Keep only the lines of the data below that contain "with", and copy them.

***** Recorded information

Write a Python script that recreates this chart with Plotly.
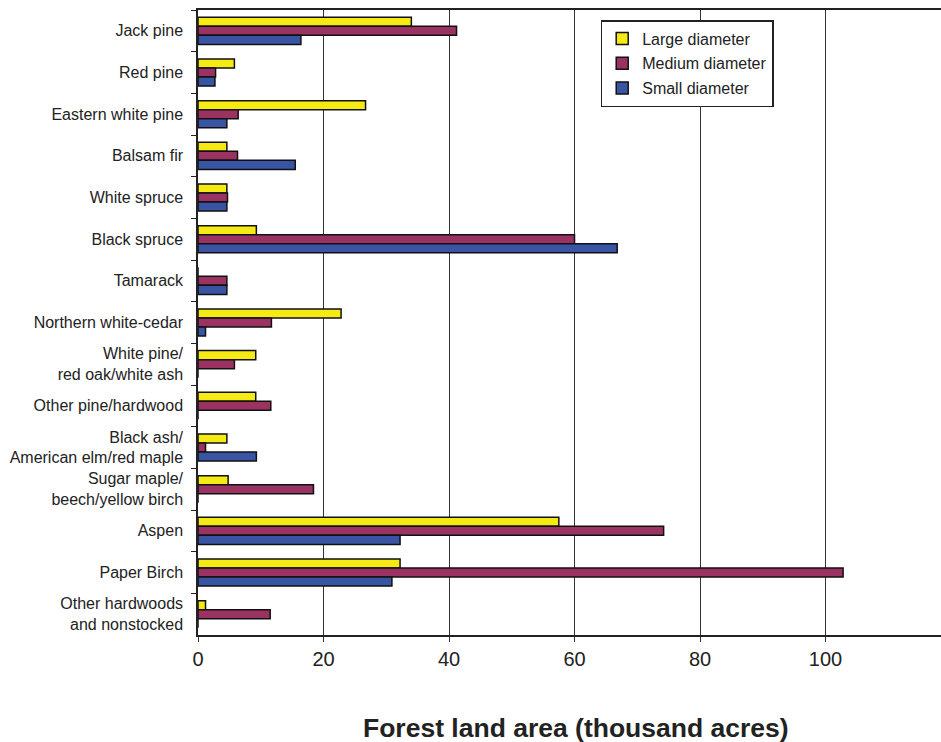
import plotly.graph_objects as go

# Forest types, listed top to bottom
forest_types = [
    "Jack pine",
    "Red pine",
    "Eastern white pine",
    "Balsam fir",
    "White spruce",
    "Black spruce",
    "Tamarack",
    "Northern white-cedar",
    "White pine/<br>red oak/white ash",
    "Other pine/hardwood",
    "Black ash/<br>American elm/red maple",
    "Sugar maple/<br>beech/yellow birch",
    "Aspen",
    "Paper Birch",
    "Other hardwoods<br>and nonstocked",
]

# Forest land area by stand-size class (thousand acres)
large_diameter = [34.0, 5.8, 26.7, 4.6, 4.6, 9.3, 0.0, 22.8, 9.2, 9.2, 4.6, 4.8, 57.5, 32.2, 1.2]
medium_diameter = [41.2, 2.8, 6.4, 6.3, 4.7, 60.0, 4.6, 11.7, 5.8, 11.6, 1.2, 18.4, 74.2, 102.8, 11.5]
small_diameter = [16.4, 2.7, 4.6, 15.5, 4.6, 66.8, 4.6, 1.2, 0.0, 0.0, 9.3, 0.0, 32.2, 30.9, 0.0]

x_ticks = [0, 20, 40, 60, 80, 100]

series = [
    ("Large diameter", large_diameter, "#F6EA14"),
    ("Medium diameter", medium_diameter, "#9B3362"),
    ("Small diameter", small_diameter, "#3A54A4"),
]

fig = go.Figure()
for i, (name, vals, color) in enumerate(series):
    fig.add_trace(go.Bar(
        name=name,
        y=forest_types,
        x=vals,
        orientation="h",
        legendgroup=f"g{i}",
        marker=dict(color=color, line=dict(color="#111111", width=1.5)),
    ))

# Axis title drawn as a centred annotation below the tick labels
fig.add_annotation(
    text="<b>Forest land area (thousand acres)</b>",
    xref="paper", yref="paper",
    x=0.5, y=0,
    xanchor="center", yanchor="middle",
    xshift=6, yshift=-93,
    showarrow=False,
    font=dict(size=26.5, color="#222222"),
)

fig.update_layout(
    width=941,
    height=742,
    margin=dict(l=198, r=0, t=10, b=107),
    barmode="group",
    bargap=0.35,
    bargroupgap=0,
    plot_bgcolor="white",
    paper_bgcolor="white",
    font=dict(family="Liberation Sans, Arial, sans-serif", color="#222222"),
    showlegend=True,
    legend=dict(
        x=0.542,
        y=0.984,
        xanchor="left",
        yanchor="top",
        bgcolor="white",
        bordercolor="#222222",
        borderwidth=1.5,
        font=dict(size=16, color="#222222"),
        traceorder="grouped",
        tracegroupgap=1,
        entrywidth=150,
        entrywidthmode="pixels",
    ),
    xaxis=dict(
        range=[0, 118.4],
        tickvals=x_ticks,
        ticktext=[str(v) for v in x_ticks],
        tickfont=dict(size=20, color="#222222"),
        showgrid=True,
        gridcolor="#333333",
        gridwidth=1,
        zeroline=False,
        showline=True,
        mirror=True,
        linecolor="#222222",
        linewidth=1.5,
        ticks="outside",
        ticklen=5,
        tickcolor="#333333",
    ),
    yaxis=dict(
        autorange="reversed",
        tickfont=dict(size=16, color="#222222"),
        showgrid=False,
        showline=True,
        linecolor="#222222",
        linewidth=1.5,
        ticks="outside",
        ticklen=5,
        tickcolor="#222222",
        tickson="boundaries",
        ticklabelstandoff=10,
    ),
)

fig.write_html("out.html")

**********
***** Recorded information

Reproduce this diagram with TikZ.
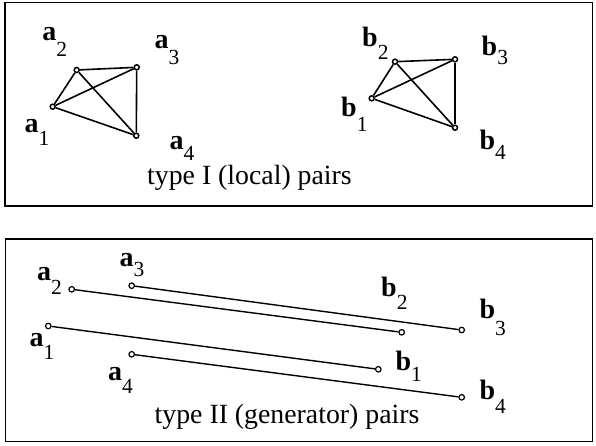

**********

= Response to this exercise =
Write a Python script that recreates this chart with Plotly.
Reproduce this diagram with TikZ.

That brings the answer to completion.